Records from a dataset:
┄┄┄┄┄┄┄┄┄┄┄┄┄┄┄┄┄┄┄┄

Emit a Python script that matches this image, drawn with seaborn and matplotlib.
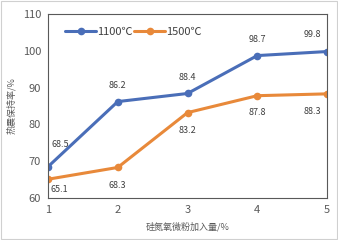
import matplotlib
matplotlib.use("Agg")
import matplotlib.pyplot as plt
import seaborn as sns
import pandas as pd

x_vals = [1, 2, 3, 4, 5]
s1100 = [68.5, 86.2, 88.4, 98.7, 99.8]
s1500 = [65.1, 68.3, 83.2, 87.8, 88.3]
series_names = ["1100℃", "1500℃"]
colors = ["#4A6EB8", "#E8893A"]

df = pd.DataFrame({
    "x": x_vals * 2,
    "y": s1100 + s1500,
    "s": [series_names[0]] * 5 + [series_names[1]] * 5,
})

sns.set_theme(style="white")
plt.rcParams['font.family'] = ['Noto Sans CJK SC', 'DejaVu Sans']

fig = plt.figure(figsize=(3.38, 2.4), dpi=100)
ax = fig.add_axes([48/338, 1 - 198/240, 279/338, 184/240])
sns.lineplot(data=df, x="x", y="y", hue="s", palette=colors, marker="o",
             markersize=5.5, linewidth=2.2, markeredgewidth=0, ax=ax)

ax.set_xlim(1, 5)
ax.set_ylim(60, 110)
ax.set_xticks(x_vals)
ax.set_yticks([60, 70, 80, 90, 100, 110])
ax.tick_params(axis="both", labelsize=8, colors="#595959", length=0, pad=5)
for sp in ax.spines.values():
    sp.set_color("#595959")
    sp.set_linewidth(0.8)
ax.set_xlabel("硅氮氧微粉加入量/%", fontsize=6.5, color="#595959", labelpad=5)
ax.set_ylabel("热震保持率/%", fontsize=6.5, color="#595959", labelpad=5)

off1 = [(12, 22), (0, 16), (0, 16), (0, 16), (-15, 17)]
for xv, yv, o in zip(x_vals, s1100, off1):
    ax.annotate(f"{yv}", (xv, yv), xytext=(o[0], o[1]), textcoords="offset pixels",
                fontsize=6.5, color="#404040", ha="center", va="center")
off2 = [(11, -10), (0, -18), (0, -18), (0, -17), (-15, -18)]
for xv, yv, o in zip(x_vals, s1500, off2):
    ax.annotate(f"{yv}", (xv, yv), xytext=(o[0], o[1]), textcoords="offset pixels",
                fontsize=6.5, color="#404040", ha="center", va="center")

leg = ax.legend(loc="upper left", bbox_to_anchor=(0.03, 0.98), ncol=2, frameon=False,
                fontsize=8, handlelength=2.8, columnspacing=0.1, handletextpad=0.1,
                borderaxespad=0.4)
for t in leg.get_texts():
    t.set_color("#404040")

fig.patches.append(plt.Rectangle((0.003, 0.004), 0.994, 0.992, transform=fig.transFigure,
                                 fill=False, edgecolor="#D0D0D0", linewidth=0.8))
fig.savefig("out.png", dpi=100)
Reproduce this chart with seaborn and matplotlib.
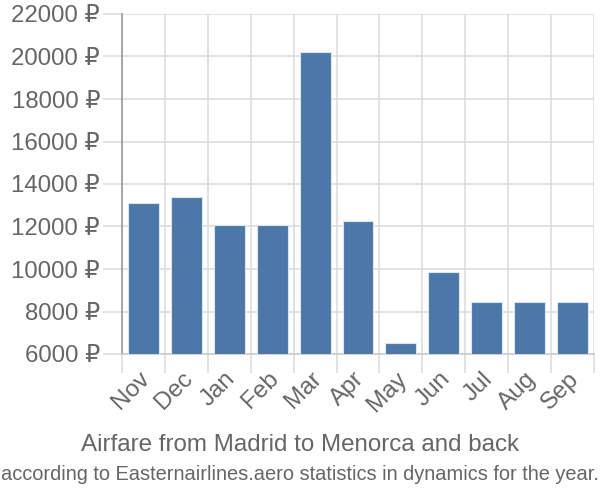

┄┄┄┄┄┄┄┄┄┄┄┄┄┄┄┄┄┄┄┄

● **Exercise brief**
Repeat the material above in full and exactly, apart from the pictures.

● **The reply**
Emit a Python script that matches this image, drawn with seaborn and matplotlib.
import matplotlib
matplotlib.use("Agg")
import matplotlib.pyplot as plt
import seaborn as sns
import pandas as pd

x_vals = [1, 2, 3, 4, 5]
s1100 = [68.5, 86.2, 88.4, 98.7, 99.8]
s1500 = [65.1, 68.3, 83.2, 87.8, 88.3]
series_names = ["1100℃", "1500℃"]
colors = ["#4A6EB8", "#E8893A"]

df = pd.DataFrame({
    "x": x_vals * 2,
    "y": s1100 + s1500,
    "s": [series_names[0]] * 5 + [series_names[1]] * 5,
})

sns.set_theme(style="white")
plt.rcParams['font.family'] = ['Noto Sans CJK SC', 'DejaVu Sans']

fig = plt.figure(figsize=(3.38, 2.4), dpi=100)
ax = fig.add_axes([48/338, 1 - 198/240, 279/338, 184/240])
sns.lineplot(data=df, x="x", y="y", hue="s", palette=colors, marker="o",
             markersize=5.5, linewidth=2.2, markeredgewidth=0, ax=ax)

ax.set_xlim(1, 5)
ax.set_ylim(60, 110)
ax.set_xticks(x_vals)
ax.set_yticks([60, 70, 80, 90, 100, 110])
ax.tick_params(axis="both", labelsize=8, colors="#595959", length=0, pad=5)
for sp in ax.spines.values():
    sp.set_color("#595959")
    sp.set_linewidth(0.8)
ax.set_xlabel("硅氮氧微粉加入量/%", fontsize=6.5, color="#595959", labelpad=5)
ax.set_ylabel("热震保持率/%", fontsize=6.5, color="#595959", labelpad=5)

off1 = [(12, 22), (0, 16), (0, 16), (0, 16), (-15, 17)]
for xv, yv, o in zip(x_vals, s1100, off1):
    ax.annotate(f"{yv}", (xv, yv), xytext=(o[0], o[1]), textcoords="offset pixels",
                fontsize=6.5, color="#404040", ha="center", va="center")
off2 = [(11, -10), (0, -18), (0, -18), (0, -17), (-15, -18)]
for xv, yv, o in zip(x_vals, s1500, off2):
    ax.annotate(f"{yv}", (xv, yv), xytext=(o[0], o[1]), textcoords="offset pixels",
                fontsize=6.5, color="#404040", ha="center", va="center")

leg = ax.legend(loc="upper left", bbox_to_anchor=(0.03, 0.98), ncol=2, frameon=False,
                fontsize=8, handlelength=2.8, columnspacing=0.1, handletextpad=0.1,
                borderaxespad=0.4)
for t in leg.get_texts():
    t.set_color("#404040")

fig.patches.append(plt.Rectangle((0.003, 0.004), 0.994, 0.992, transform=fig.transFigure,
                                 fill=False, edgecolor="#D0D0D0", linewidth=0.8))
fig.savefig("out.png", dpi=100)
Reproduce this chart with seaborn and matplotlib.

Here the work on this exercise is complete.